> Your goal
Look at the data below and print exactly the lines from its first line through the line with "(feedoil) at (577.5,728)"; the pictures stay out of the copy.

> Supplied information
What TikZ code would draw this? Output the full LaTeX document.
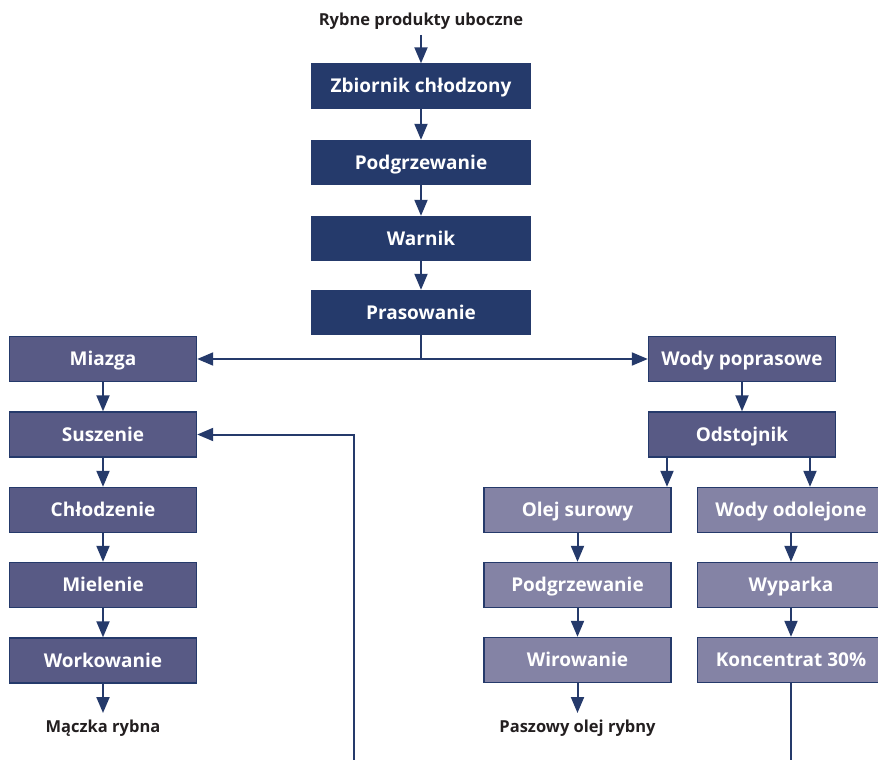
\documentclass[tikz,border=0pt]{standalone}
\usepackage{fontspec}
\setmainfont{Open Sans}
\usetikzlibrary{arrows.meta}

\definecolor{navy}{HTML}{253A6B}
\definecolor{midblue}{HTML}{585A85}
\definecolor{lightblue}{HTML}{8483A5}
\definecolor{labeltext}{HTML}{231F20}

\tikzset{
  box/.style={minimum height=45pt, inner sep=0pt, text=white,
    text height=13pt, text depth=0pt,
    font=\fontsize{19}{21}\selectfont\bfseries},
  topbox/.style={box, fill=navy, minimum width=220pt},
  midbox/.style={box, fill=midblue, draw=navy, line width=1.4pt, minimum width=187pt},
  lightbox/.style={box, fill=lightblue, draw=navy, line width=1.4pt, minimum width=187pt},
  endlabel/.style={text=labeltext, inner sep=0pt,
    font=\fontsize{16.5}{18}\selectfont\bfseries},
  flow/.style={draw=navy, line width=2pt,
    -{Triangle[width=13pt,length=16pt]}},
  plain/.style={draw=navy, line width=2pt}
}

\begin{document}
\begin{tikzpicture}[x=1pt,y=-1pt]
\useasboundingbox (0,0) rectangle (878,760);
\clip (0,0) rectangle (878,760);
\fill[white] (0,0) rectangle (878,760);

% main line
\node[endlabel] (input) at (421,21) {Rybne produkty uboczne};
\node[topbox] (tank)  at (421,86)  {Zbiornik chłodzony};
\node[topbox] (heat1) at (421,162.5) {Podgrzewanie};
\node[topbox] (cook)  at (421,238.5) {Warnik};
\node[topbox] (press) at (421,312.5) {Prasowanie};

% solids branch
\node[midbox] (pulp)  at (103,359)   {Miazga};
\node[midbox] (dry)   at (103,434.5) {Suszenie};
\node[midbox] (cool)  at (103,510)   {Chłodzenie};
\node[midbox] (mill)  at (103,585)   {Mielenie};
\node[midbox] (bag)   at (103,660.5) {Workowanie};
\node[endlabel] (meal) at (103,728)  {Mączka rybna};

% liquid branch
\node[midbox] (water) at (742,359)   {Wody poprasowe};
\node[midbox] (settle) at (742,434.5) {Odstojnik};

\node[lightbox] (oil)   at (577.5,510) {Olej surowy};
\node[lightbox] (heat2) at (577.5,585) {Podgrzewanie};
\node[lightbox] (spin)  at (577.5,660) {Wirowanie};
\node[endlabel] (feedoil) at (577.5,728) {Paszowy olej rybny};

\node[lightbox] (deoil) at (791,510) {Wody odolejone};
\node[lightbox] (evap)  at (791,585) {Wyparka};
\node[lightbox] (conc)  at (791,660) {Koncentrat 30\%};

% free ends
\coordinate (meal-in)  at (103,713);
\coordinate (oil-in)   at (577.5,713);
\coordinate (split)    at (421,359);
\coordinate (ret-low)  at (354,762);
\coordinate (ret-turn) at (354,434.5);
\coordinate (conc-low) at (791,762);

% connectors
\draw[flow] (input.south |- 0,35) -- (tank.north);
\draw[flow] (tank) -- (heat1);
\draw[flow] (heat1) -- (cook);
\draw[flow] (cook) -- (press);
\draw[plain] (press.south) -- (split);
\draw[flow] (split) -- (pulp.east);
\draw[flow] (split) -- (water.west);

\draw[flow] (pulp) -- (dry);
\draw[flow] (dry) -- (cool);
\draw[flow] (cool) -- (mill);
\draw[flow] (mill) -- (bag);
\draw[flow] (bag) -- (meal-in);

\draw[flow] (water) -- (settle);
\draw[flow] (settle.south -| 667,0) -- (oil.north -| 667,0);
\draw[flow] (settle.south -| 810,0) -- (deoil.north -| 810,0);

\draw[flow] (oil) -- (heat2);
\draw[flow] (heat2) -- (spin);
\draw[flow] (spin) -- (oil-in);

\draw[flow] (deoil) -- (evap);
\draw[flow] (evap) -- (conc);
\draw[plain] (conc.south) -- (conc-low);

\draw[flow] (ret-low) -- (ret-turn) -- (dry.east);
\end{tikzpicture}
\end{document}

> Exercise output
What TikZ code would draw this? Output the full LaTeX document.
\documentclass[tikz,border=0pt]{standalone}
\usepackage{fontspec}
\setmainfont{Open Sans}
\usetikzlibrary{arrows.meta}

\definecolor{navy}{HTML}{253A6B}
\definecolor{midblue}{HTML}{585A85}
\definecolor{lightblue}{HTML}{8483A5}
\definecolor{labeltext}{HTML}{231F20}

\tikzset{
  box/.style={minimum height=45pt, inner sep=0pt, text=white,
    text height=13pt, text depth=0pt,
    font=\fontsize{19}{21}\selectfont\bfseries},
  topbox/.style={box, fill=navy, minimum width=220pt},
  midbox/.style={box, fill=midblue, draw=navy, line width=1.4pt, minimum width=187pt},
  lightbox/.style={box, fill=lightblue, draw=navy, line width=1.4pt, minimum width=187pt},
  endlabel/.style={text=labeltext, inner sep=0pt,
    font=\fontsize{16.5}{18}\selectfont\bfseries},
  flow/.style={draw=navy, line width=2pt,
    -{Triangle[width=13pt,length=16pt]}},
  plain/.style={draw=navy, line width=2pt}
}

\begin{document}
\begin{tikzpicture}[x=1pt,y=-1pt]
\useasboundingbox (0,0) rectangle (878,760);
\clip (0,0) rectangle (878,760);
\fill[white] (0,0) rectangle (878,760);

% main line
\node[endlabel] (input) at (421,21) {Rybne produkty uboczne};
\node[topbox] (tank)  at (421,86)  {Zbiornik chłodzony};
\node[topbox] (heat1) at (421,162.5) {Podgrzewanie};
\node[topbox] (cook)  at (421,238.5) {Warnik};
\node[topbox] (press) at (421,312.5) {Prasowanie};

% solids branch
\node[midbox] (pulp)  at (103,359)   {Miazga};
\node[midbox] (dry)   at (103,434.5) {Suszenie};
\node[midbox] (cool)  at (103,510)   {Chłodzenie};
\node[midbox] (mill)  at (103,585)   {Mielenie};
\node[midbox] (bag)   at (103,660.5) {Workowanie};
\node[endlabel] (meal) at (103,728)  {Mączka rybna};

% liquid branch
\node[midbox] (water) at (742,359)   {Wody poprasowe};
\node[midbox] (settle) at (742,434.5) {Odstojnik};

\node[lightbox] (oil)   at (577.5,510) {Olej surowy};
\node[lightbox] (heat2) at (577.5,585) {Podgrzewanie};
\node[lightbox] (spin)  at (577.5,660) {Wirowanie};
\node[endlabel] (feedoil) at (577.5,728) {Paszowy olej rybny};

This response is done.